== Dataset excerpt ==

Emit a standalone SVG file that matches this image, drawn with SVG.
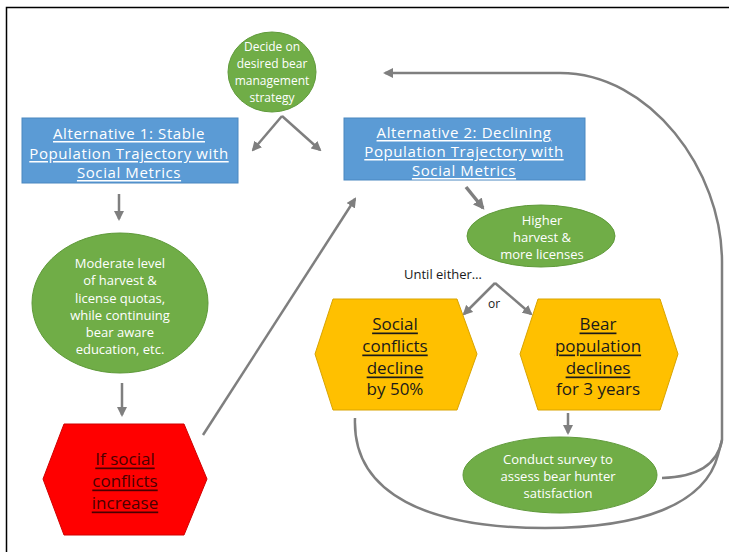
<svg xmlns="http://www.w3.org/2000/svg" width="729" height="552" viewBox="0 0 729 552">
<defs>
<style>
.t{font-family:"Open Sans","Liberation Sans",sans-serif;text-anchor:middle;dominant-baseline:central}
.w{fill:#ffffff;font-size:13px}
.d{fill:#ffffff;font-size:12px}
.b{fill:#ffffff;font-size:15px;letter-spacing:0.6px;text-decoration:underline}
.y{fill:#1a1a1a;font-size:17px}
.r{fill:#4a0000;font-size:17px;text-decoration:underline}
.u{text-decoration:underline}
.g{fill:#70AD47;stroke:#5f9a3a;stroke-width:1}
.blue{fill:#5B9BD5;stroke:#4a87c0;stroke-width:1}
.hy{fill:#FFC000;stroke:#d9a400;stroke-width:1}
.c{fill:none;stroke:#7f7f7f;stroke-width:2.5}
.ct{fill:none;stroke:#7f7f7f;stroke-width:3.5}
</style>
<marker id="ah" viewBox="0 0 10 10" refX="8" refY="5" markerWidth="4" markerHeight="4" orient="auto" markerUnits="strokeWidth">
<path d="M0,0 L10,5 L0,10 z" fill="#7f7f7f"/>
</marker>
<marker id="ah2" viewBox="0 0 10 10" refX="8" refY="5" markerWidth="3.2" markerHeight="3.2" orient="auto" markerUnits="strokeWidth">
<path d="M0,0 L10,5 L0,10 z" fill="#7f7f7f"/>
</marker>
</defs>
<rect x="0" y="0" width="729" height="552" fill="#ffffff"/>
<path d="M6.5,552 L6.5,7.5 L729,7.5" fill="none" stroke="#000000" stroke-width="1.5"/>

<g id="connectors">
<path class="c" d="M282,116 L253,150" marker-end="url(#ah)"/>
<path class="c" d="M282,116 L320,150" marker-end="url(#ah)"/>
<path class="c" d="M119,194 L119,219" marker-end="url(#ah)"/>
<path class="c" d="M122,383 L122,415" marker-end="url(#ah)"/>
<path class="c" d="M203,435 L355,199" marker-end="url(#ah)"/>
<path class="ct" d="M466,187 L483,208" marker-end="url(#ah2)"/>
<path class="c" d="M495,283 L464,314" marker-end="url(#ah)"/>
<path class="c" d="M495,283 L531,314" marker-end="url(#ah)"/>
<path class="c" d="M568,413 L568,433" marker-end="url(#ah)"/>
<path class="c" d="M722,440 L722,262 C722,170 650,73 560,73 L385,73" marker-end="url(#ah)"/>
<path class="c" d="M662,478 C700,477 718,462 722,440"/>
<path class="c" d="M355,418 C352,495 430,528 545,528 C640,528 705,505 718,455 L722,440"/>
</g>

<g id="decide">
<ellipse class="g" cx="272" cy="72" rx="44" ry="40"/>
<text class="t d" x="272" y="46">Decide on</text>
<text class="t d" x="272" y="63">desired bear</text>
<text class="t d" x="272" y="80">management</text>
<text class="t d" x="272" y="97">strategy</text>
</g>

<g id="alt1">
<rect class="blue" x="22" y="118" width="216" height="65"/>
<text class="t b" x="129" y="133">Alternative 1: Stable</text>
<text class="t b" x="129" y="153">Population Trajectory with</text>
<text class="t b" x="129" y="172">Social Metrics</text>
</g>

<g id="alt2">
<rect class="blue" x="344" y="118" width="241" height="62"/>
<text class="t b" x="464" y="132">Alternative 2: Declining</text>
<text class="t b" x="464" y="151">Population Trajectory with</text>
<text class="t b" x="464" y="170">Social Metrics</text>
</g>

<g id="moderate">
<ellipse class="g" cx="120" cy="303" rx="88" ry="70"/>
<text class="t w" x="120" y="263">Moderate level</text>
<text class="t w" x="120" y="280">of  harvest &amp;</text>
<text class="t w" x="120" y="298">license quotas,</text>
<text class="t w" x="120" y="315">while continuing</text>
<text class="t w" x="120" y="332">bear aware</text>
<text class="t w" x="120" y="349">education, etc.</text>
</g>

<g id="increase">
<polygon points="64,424 184,424 207,479 184,535 64,535 43,479" fill="#FF0000" stroke="#d00000" stroke-width="1"/>
<text class="t r" x="125" y="458">If social</text>
<text class="t r" x="125" y="480">conflicts</text>
<text class="t r" x="125" y="502">increase</text>
</g>

<g id="higher">
<ellipse class="g" cx="541" cy="236" rx="74" ry="31"/>
<text class="t w" x="542" y="220">Higher</text>
<text class="t w" x="542" y="237">harvest &amp;</text>
<text class="t w" x="542" y="254">more licenses</text>
</g>

<g id="until">
<text class="t" x="443" y="274" font-size="13" fill="#1a1a1a">Until either…</text>
<text class="t" x="494" y="303" font-size="12" fill="#1a1a1a">or</text>
</g>

<g id="social">
<polygon class="hy" points="333,299 457,299 477,354 457,410 333,410 315,354"/>
<text class="t y u" x="395" y="323">Social</text>
<text class="t y u" x="395" y="345">conflicts</text>
<text class="t y u" x="395" y="367">decline</text>
<text class="t y" x="395" y="388">by 50%</text>
</g>

<g id="bear">
<polygon class="hy" points="538,299 660,299 678,354 660,410 538,410 520,354"/>
<text class="t y u" x="598" y="323">Bear</text>
<text class="t y u" x="598" y="345">population</text>
<text class="t y u" x="598" y="367">declines</text>
<text class="t y" x="598" y="388">for 3 years</text>
</g>

<g id="survey">
<ellipse class="g" cx="560" cy="475" rx="97" ry="38"/>
<text class="t w" x="558" y="459">Conduct survey to</text>
<text class="t w" x="558" y="476">assess bear hunter</text>
<text class="t w" x="558" y="493">satisfaction</text>
</g>
</svg>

== Brief ==
How many lines of the listing above include the word "with"? State the number and nothing else.

== Solution to this problem ==
3